Curious, I pulled the other bulb to check ... lo and behold, it had the same damn crude etching - "96" - as the other one did!










Clearly these were mis-printed and mis-packaged. Someone at the factory, or perhaps another customer who returned them, realized what the hell was going on.

I immediately replaced the two bulbs with the nasty 55W 50/50 actinics it came with. I was hesitant to replace the one side, but I did to see if it still worked and it did, so far so good. I am sure you guys will tell me to remove it until I can rewire it with a new endcap and I probably will do that after I post this come to think of it.

My questions are:

a) should I be mad at Neptune's Reef, where I bought the bulbs from?

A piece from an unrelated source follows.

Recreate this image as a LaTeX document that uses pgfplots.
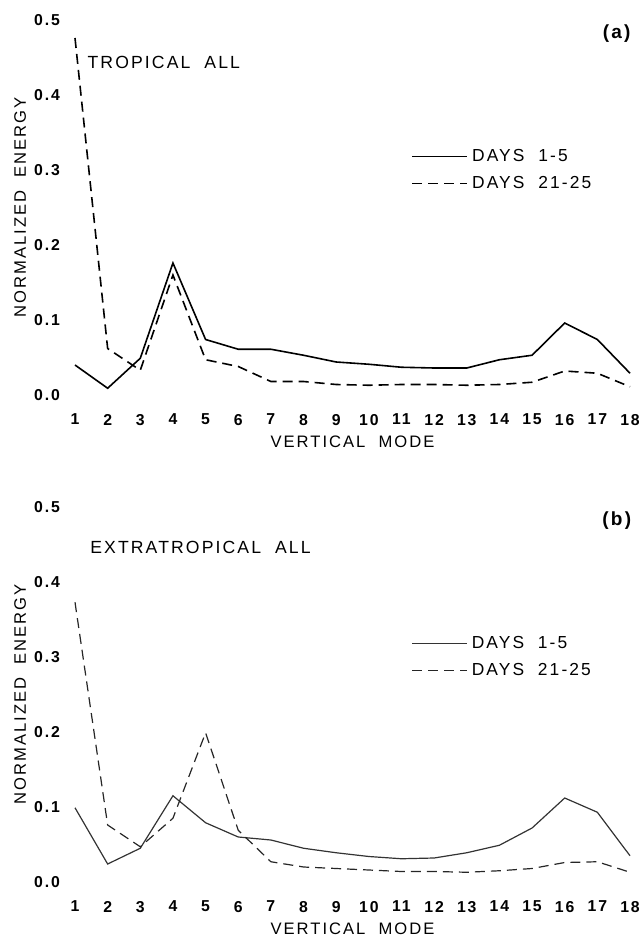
\documentclass[border=0pt]{standalone}
\usepackage{fontspec}
\setmainfont{Liberation Sans}
\newfontfamily\spaced{Liberation Sans}[LetterSpace=12, WordSpace=2]
\usepackage{pgfplots}
\pgfplotsset{compat=1.18}

% mode 1..18, normalized energy
\pgfplotstableread{
mode a15   a2125 b15   b2125
1    0.040 0.476 0.099 0.373
2    0.009 0.062 0.024 0.076
3    0.049 0.033 0.045 0.047
4    0.176 0.160 0.115 0.085
5    0.074 0.047 0.079 0.199
6    0.061 0.038 0.060 0.069
7    0.061 0.018 0.056 0.027
8    0.053 0.018 0.045 0.020
9    0.044 0.014 0.039 0.018
10   0.041 0.013 0.034 0.016
11   0.037 0.014 0.031 0.014
12   0.036 0.014 0.032 0.014
13   0.036 0.013 0.039 0.013
14   0.047 0.014 0.049 0.015
15   0.053 0.017 0.072 0.018
16   0.096 0.032 0.112 0.026
17   0.074 0.029 0.093 0.027
18   0.029 0.011 0.035 0.013
}\energy

\pgfplotsset{
  modeaxis/.style={
    scale only axis, width=277.5bp, height=187.5bp,
    xmin=1, xmax=18, ymin=0, ymax=0.5,
    clip=false,
    axis line style={draw=none},
    major tick length=0pt,
    xtick={1,...,18}, ytick={0,0.1,0.2,0.3,0.4,0.5},
    /pgf/number format/assume math mode=true,
    yticklabel={\pgfmathprintnumber[fixed,fixed zerofill,precision=1]{\tick}},
    tick label style={font=\spaced\fontsize{7.9bp}{9bp}\selectfont\bfseries},
    yticklabel style={xshift=-4bp},
    xticklabel style={yshift=-6bp},
    label style={font=\spaced\fontsize{8.3bp}{10bp}\selectfont},
    xlabel={VERTICAL MODE},
    ylabel={NORMALIZED ENERGY},
    xlabel style={at={(axis description cs:0.5,-0.126)}, anchor=center},
    ylabel style={at={(axis description cs:-0.099,0.5)}, anchor=center},
    legend style={at={(rel axis cs:0.595,0.6)}, anchor=west, draw=none, fill=none,
      font=\spaced\fontsize{8.7bp}{10bp}\selectfont, row sep=2bp},
    legend cell align=left,
    legend image code/.code={\draw[#1] (0bp,0bp) -- (27.5bp,0bp);},
  },
  dashline/.style={black, dash pattern=on 5bp off 3bp},
}

\begin{document}
\begin{tikzpicture}
\begin{axis}[modeaxis, at={(0,0)}]
\addplot[black, line width=0.8bp] table[x=mode, y=a15] {\energy};
\addplot[dashline, line width=0.8bp] table[x=mode, y=a2125] {\energy};
\legend{DAYS 1-5, DAYS 21-25}
\node[anchor=west, inner sep=0pt, font=\spaced\fontsize{8.8bp}{10bp}\selectfont] at (rel axis cs:0.022,0.888) {TROPICAL ALL};
\node[font=\spaced\fontsize{9.5bp}{10bp}\selectfont\bfseries] at (rel axis cs:0.976,0.965) {(a)};
\end{axis}

\begin{axis}[modeaxis, at={(0,-243.5bp)}]
\addplot[black!80, line width=0.6bp] table[x=mode, y=b15] {\energy};
\addplot[dashline, black!85, line width=0.6bp] table[x=mode, y=b2125] {\energy};
\legend{DAYS 1-5, DAYS 21-25}
\node[anchor=west, inner sep=0pt, font=\spaced\fontsize{8.8bp}{10bp}\selectfont] at (rel axis cs:0.027,0.891) {EXTRATROPICAL ALL};
\node[font=\spaced\fontsize{9.5bp}{10bp}\selectfont\bfseries] at (rel axis cs:0.976,0.965) {(b)};
\end{axis}
\pgfresetboundingbox
\useasboundingbox (-37.5bp,-271.5bp) rectangle (284.5bp,197.5bp);
\end{tikzpicture}
\end{document}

b) should I be mad at Hamilton Technology, the manufacturer of the bulb, particularly given that they are in Gardena and within "striking distance" of my pissed-off ass?

or

c) both of the above?

What I would like to have happen is for either entity to a) replace the bulbs with actual 55W 6700Ks, and b) frankly rewire the entire setup, preferably with the 96W setup that I was hoping to put in anyway.

Does anyone have any advice here before I go Chuck Norris on Neptune's Reef, Hamilton Technology, or both?

I have the AH Supply page open to the 96W kits. Including shipping and the bulbs, the 2 X 96W kit will run me just about $200 plus my own work wiring the damn thing. Or should I just wait and see if one of these institutions might be willing to compensate for their defective product?

Thanks in advance,

-Mark


----------



## neonfish3 (Feb 12, 2004)

This should be easy to figure out. 
55 watt bulbs are around 21" inches long and 96 watt are 33" inches long.
Now why it burnt out, I'm not sure. But it does sound like either a defective bulb or end cap. 
Any chance water or condensation got in there to short it out?
Otherwise I dont know why it would burn like that.


----------



## Yeaulman (Jun 23, 2005)

the 96 on the endcap could be an inspectors number maybe?


----------



## trackhazard (Sep 20, 2006)

I vote for the hood. Jebo tanks are decently built but their electricals are a bit suspect (do a google search for Odyssea/Jebo fixture failures). My wife has a 55 gal Jebo tank thats setup for reef use (looks very much like yours) and she's had zero probs with the tank itself but the hood had a similar failure. She's since switched light fixtures to a Current Nova T-5 which is better for her application anyways.

I 2nd measuring the length of the bulbs and figuring out the actual wattage from there. 96w bulbs are 33" as stated above unless you are talking about a quad tube arrangement for 20" fixtures (which you clearly do not have).

-Charlie


----------



## marke14 (Mar 27, 2007)

trackhazard,

Holy Crap! Thanks for the warning man ... I bet you are correct.

And yes, the length of the CF tubes I have in there is only about 24" or so - def. NOT 33".

-Mark


----------